#### [Task goal]
Reproduce all the lines below exactly and omit the images.

_ _ _ _ _ _ _

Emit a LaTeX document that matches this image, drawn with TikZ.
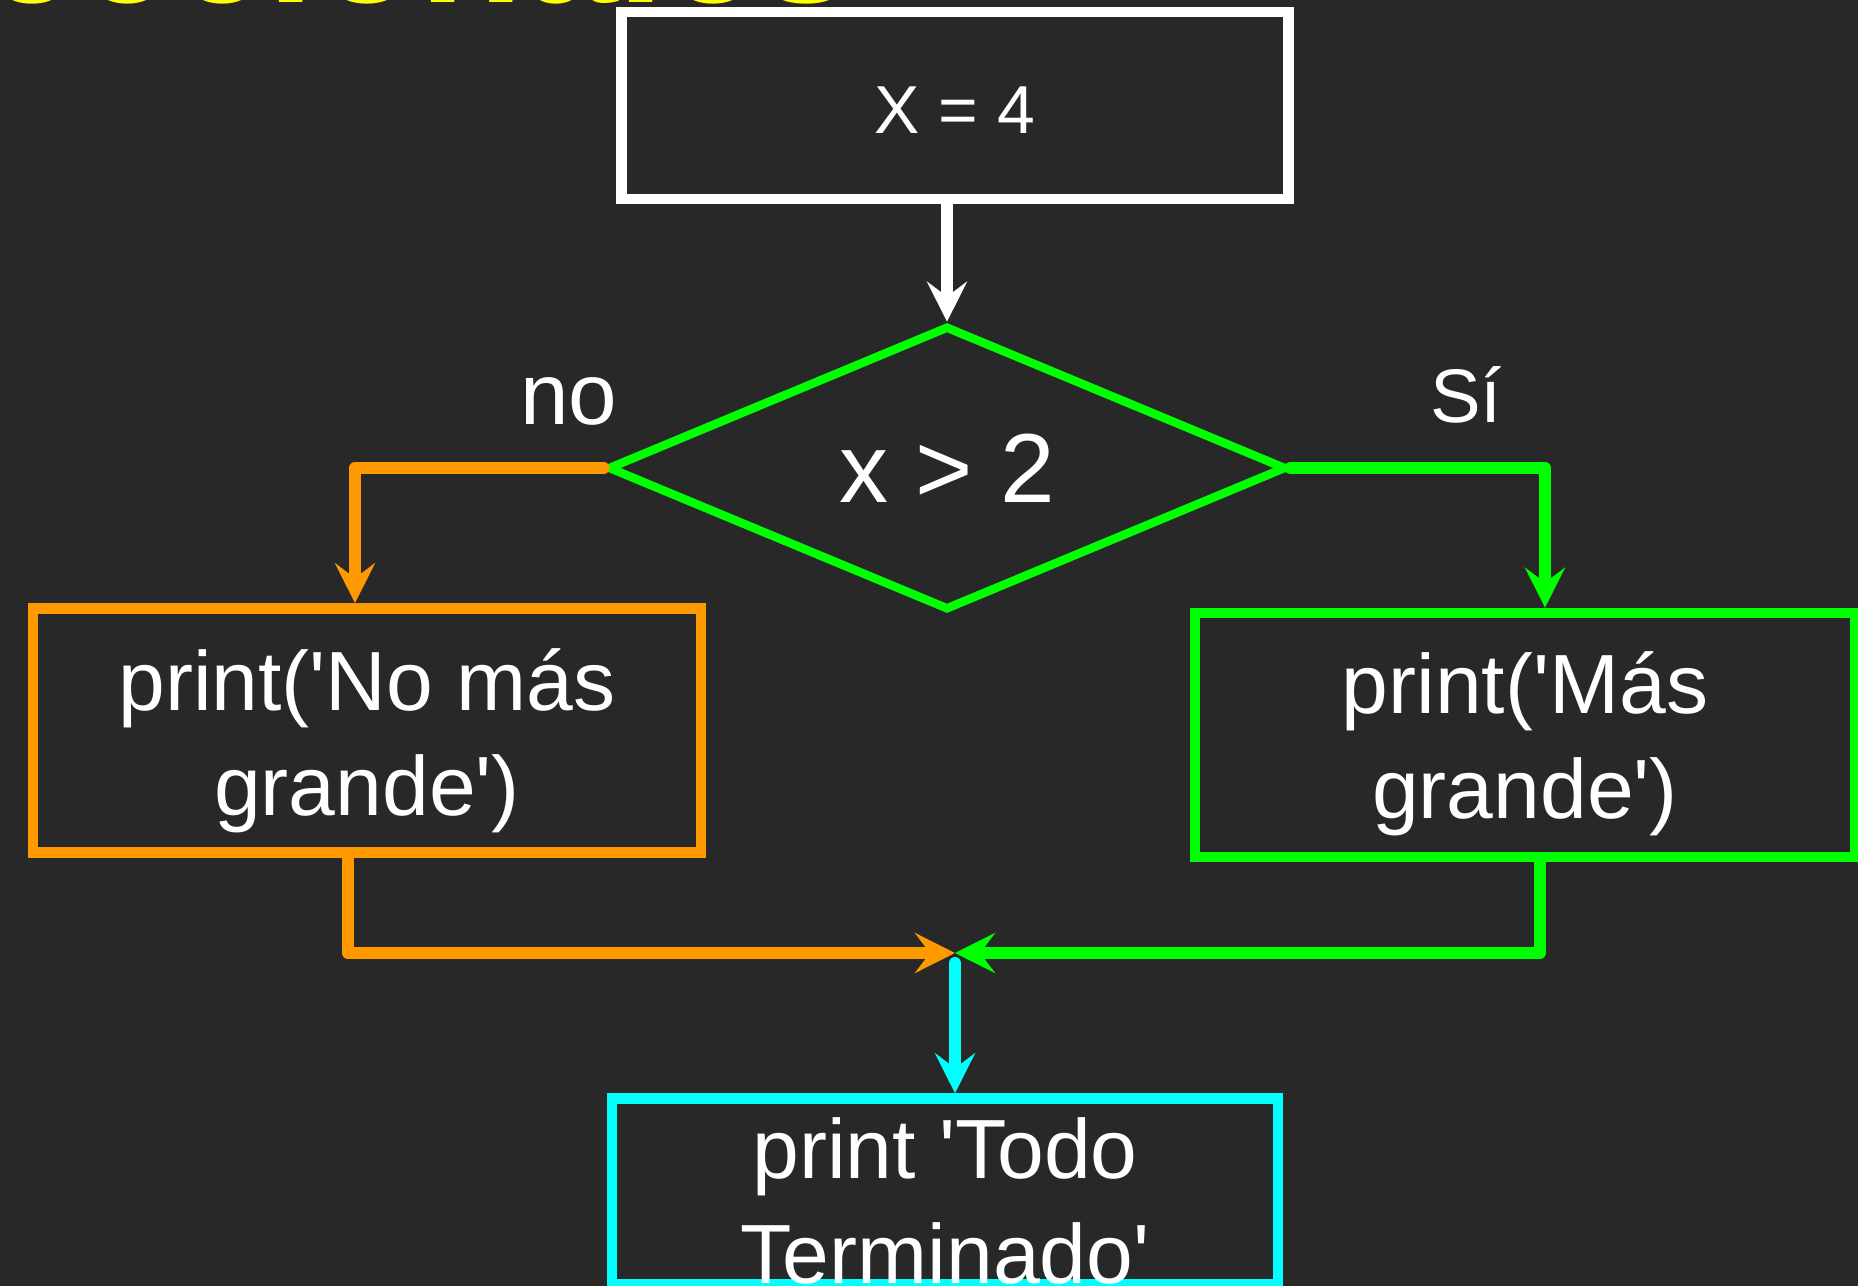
\documentclass[tikz,border=0pt]{standalone}
\usepackage{fontspec}
\setmainfont{Liberation Sans}[Ligatures=TeXOff]
\usetikzlibrary{shapes.geometric,arrows.meta}
\definecolor{fondo}{HTML}{282828}
\definecolor{verde}{HTML}{00FF00}
\definecolor{naranja}{HTML}{FF9900}
\definecolor{cian}{HTML}{00FFFF}
\definecolor{amarillo}{HTML}{FFFF00}
\begin{document}
\begin{tikzpicture}[x=0.01cm, y=-0.01cm,
  every node/.style={text=white, inner sep=0pt},
  box/.style={draw, line width=0.105cm, minimum width=6.68cm, minimum height=2.44cm, align=center, font=\fontsize{23.9}{29.9}\selectfont},
  flow/.style={line width=0.12cm, line cap=round, line join=round, -{Stealth[length=0.4cm, width=0.4cm, inset=0.15cm]}}]
\useasboundingbox (0,0) rectangle (1858,1286);
\fill[fondo] (0,0) rectangle (1858,1286);
\node[anchor=base east, text=amarillo, font=\bfseries\fontsize{48.4}{48.4}\selectfont] (titulo) at (855,3) {Direccionales};
\node[box, draw=white, minimum width=6.67cm, minimum height=1.87cm, font=\fontsize{19.3}{23}\selectfont] (inicio) at (955,105.5) {\rule{0pt}{0.55cm}X = 4};
\node[diamond, draw=verde, line width=0.085cm, minimum width=6.78cm, minimum height=2.84cm, font=\fontsize{27.9}{33}\selectfont] (cond) at (947,468) {x > 2};
\node[anchor=base, font=\fontsize{24.8}{30}\selectfont] (etqno) at (569,425) {no};
\node[anchor=base, font=\fontsize{21.6}{26}\selectfont] (etqsi) at (1466,423) {Sí};
\node[box, draw=naranja] (no) at (367,730.5) {\rule{0pt}{0.82cm}print('No más\\grande')};
\node[box, draw=verde, minimum width=6.6cm] (si) at (1525,735) {\rule{0pt}{0.80cm}print('Más\\grande')};
\node[box, draw=cian, minimum width=6.66cm, minimum height=1.79cm] (fin) at (945,1191.5) {\rule{0pt}{0.80cm}print 'Todo\\Terminado'};
\coordinate (union) at (955,953);

\draw[flow, white] (inicio.south -| cond.north) -- (cond.north);
\draw[flow, naranja] (cond.west) -| ([xshift=-0.12cm]no.north);
\draw[flow, verde] (cond.east) -| ([xshift=0.2cm]si.north);
\draw[flow, naranja] ([xshift=-0.19cm]no.south) |- (union);
\draw[flow, verde] ([xshift=0.15cm]si.south) |- (union);
\draw[flow, cian] ([yshift=-0.1cm]union) -- (union |- fin.north);
\end{tikzpicture}
\end{document}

_ _ _ _ _ _ _

#### [Completed exercise]
Emit a LaTeX document that matches this image, drawn with TikZ.
\documentclass[tikz,border=0pt]{standalone}
\usepackage{fontspec}
\setmainfont{Liberation Sans}[Ligatures=TeXOff]
\usetikzlibrary{shapes.geometric,arrows.meta}
\definecolor{fondo}{HTML}{282828}
\definecolor{verde}{HTML}{00FF00}
\definecolor{naranja}{HTML}{FF9900}
\definecolor{cian}{HTML}{00FFFF}
\definecolor{amarillo}{HTML}{FFFF00}
\begin{document}
\begin{tikzpicture}[x=0.01cm, y=-0.01cm,
  every node/.style={text=white, inner sep=0pt},
  box/.style={draw, line width=0.105cm, minimum width=6.68cm, minimum height=2.44cm, align=center, font=\fontsize{23.9}{29.9}\selectfont},
  flow/.style={line width=0.12cm, line cap=round, line join=round, -{Stealth[length=0.4cm, width=0.4cm, inset=0.15cm]}}]
\useasboundingbox (0,0) rectangle (1858,1286);
\fill[fondo] (0,0) rectangle (1858,1286);
\node[anchor=base east, text=amarillo, font=\bfseries\fontsize{48.4}{48.4}\selectfont] (titulo) at (855,3) {Direccionales};
\node[box, draw=white, minimum width=6.67cm, minimum height=1.87cm, font=\fontsize{19.3}{23}\selectfont] (inicio) at (955,105.5) {\rule{0pt}{0.55cm}X = 4};
\node[diamond, draw=verde, line width=0.085cm, minimum width=6.78cm, minimum height=2.84cm, font=\fontsize{27.9}{33}\selectfont] (cond) at (947,468) {x > 2};
\node[anchor=base, font=\fontsize{24.8}{30}\selectfont] (etqno) at (569,425) {no};
\node[anchor=base, font=\fontsize{21.6}{26}\selectfont] (etqsi) at (1466,423) {Sí};
\node[box, draw=naranja] (no) at (367,730.5) {\rule{0pt}{0.82cm}print('No más\\grande')};
\node[box, draw=verde, minimum width=6.6cm] (si) at (1525,735) {\rule{0pt}{0.80cm}print('Más\\grande')};
\node[box, draw=cian, minimum width=6.66cm, minimum height=1.79cm] (fin) at (945,1191.5) {\rule{0pt}{0.80cm}print 'Todo\\Terminado'};
\coordinate (union) at (955,953);

\draw[flow, white] (inicio.south -| cond.north) -- (cond.north);
\draw[flow, naranja] (cond.west) -| ([xshift=-0.12cm]no.north);
\draw[flow, verde] (cond.east) -| ([xshift=0.2cm]si.north);
\draw[flow, naranja] ([xshift=-0.19cm]no.south) |- (union);
\draw[flow, verde] ([xshift=0.15cm]si.south) |- (union);
\draw[flow, cian] ([yshift=-0.1cm]union) -- (union |- fin.north);
\end{tikzpicture}
\end{document}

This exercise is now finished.